Materials provided:
⁂

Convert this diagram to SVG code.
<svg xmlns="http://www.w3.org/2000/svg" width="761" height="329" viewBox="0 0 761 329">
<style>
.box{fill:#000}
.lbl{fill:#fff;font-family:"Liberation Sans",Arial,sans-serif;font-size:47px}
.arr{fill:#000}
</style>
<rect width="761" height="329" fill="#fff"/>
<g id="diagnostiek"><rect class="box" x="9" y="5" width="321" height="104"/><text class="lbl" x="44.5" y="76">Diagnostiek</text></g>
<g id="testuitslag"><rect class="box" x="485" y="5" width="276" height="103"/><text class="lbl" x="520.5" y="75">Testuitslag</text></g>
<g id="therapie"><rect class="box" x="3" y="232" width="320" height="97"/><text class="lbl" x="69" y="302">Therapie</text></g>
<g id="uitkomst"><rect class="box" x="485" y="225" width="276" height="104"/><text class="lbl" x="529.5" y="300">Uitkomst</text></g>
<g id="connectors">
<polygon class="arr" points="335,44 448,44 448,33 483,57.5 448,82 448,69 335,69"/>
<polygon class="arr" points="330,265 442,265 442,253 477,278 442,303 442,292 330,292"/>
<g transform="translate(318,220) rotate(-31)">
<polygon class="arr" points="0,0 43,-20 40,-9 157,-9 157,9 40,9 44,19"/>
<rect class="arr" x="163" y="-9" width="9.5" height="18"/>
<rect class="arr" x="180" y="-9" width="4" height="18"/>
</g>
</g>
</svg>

⁂

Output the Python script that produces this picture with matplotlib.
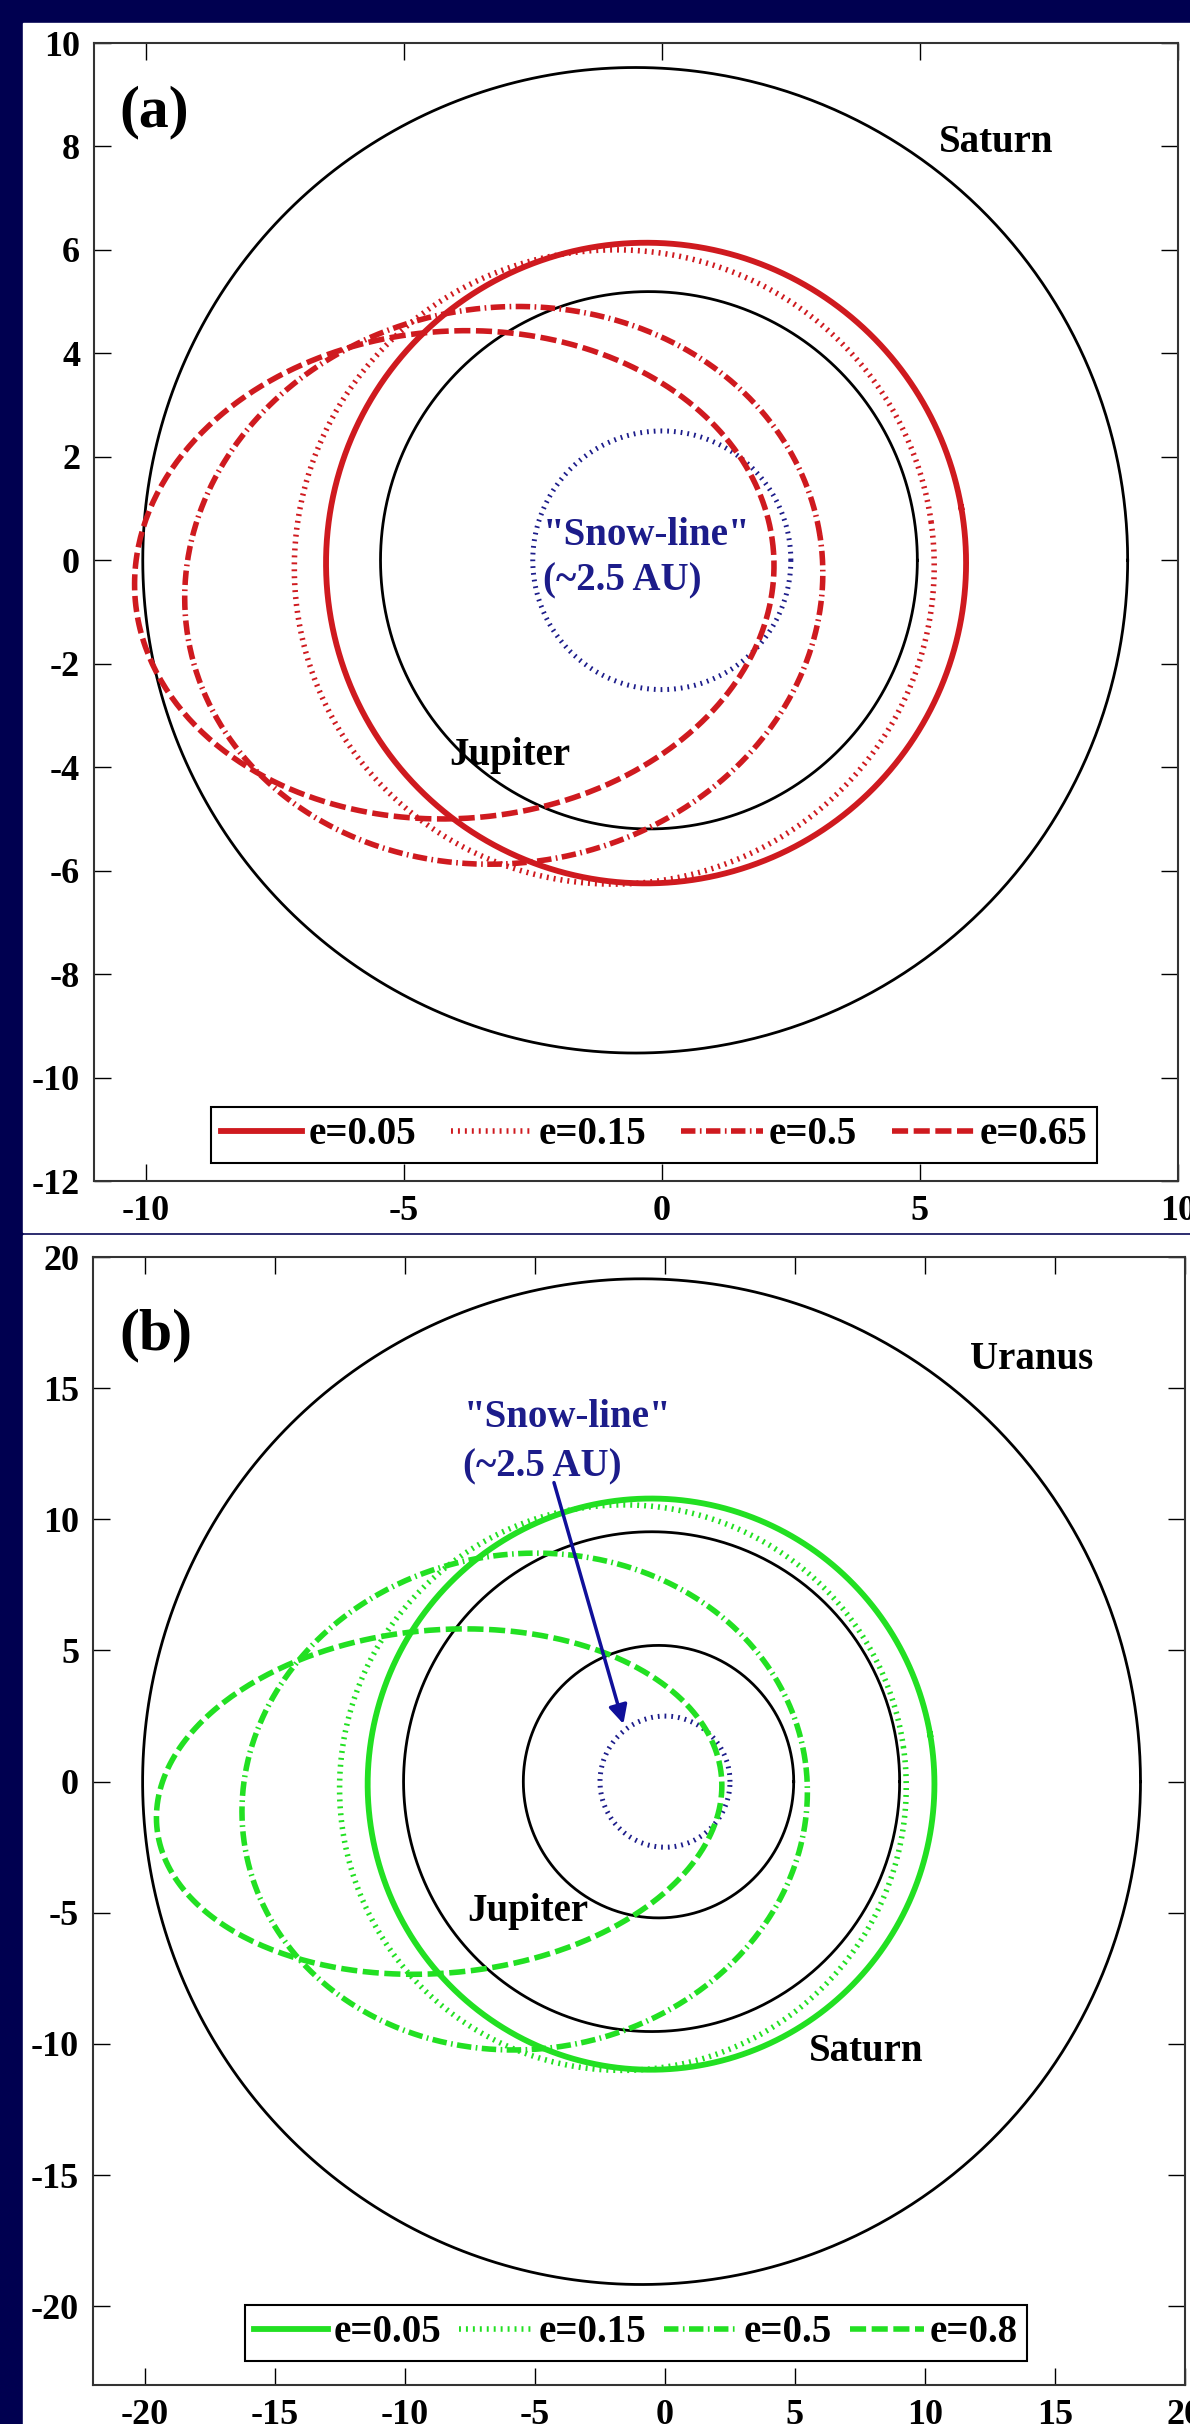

⁂

What is needed: Reproduce each line holding the word "this".

Correct response:
Convert this diagram to SVG code.
Output the Python script that produces this picture with matplotlib.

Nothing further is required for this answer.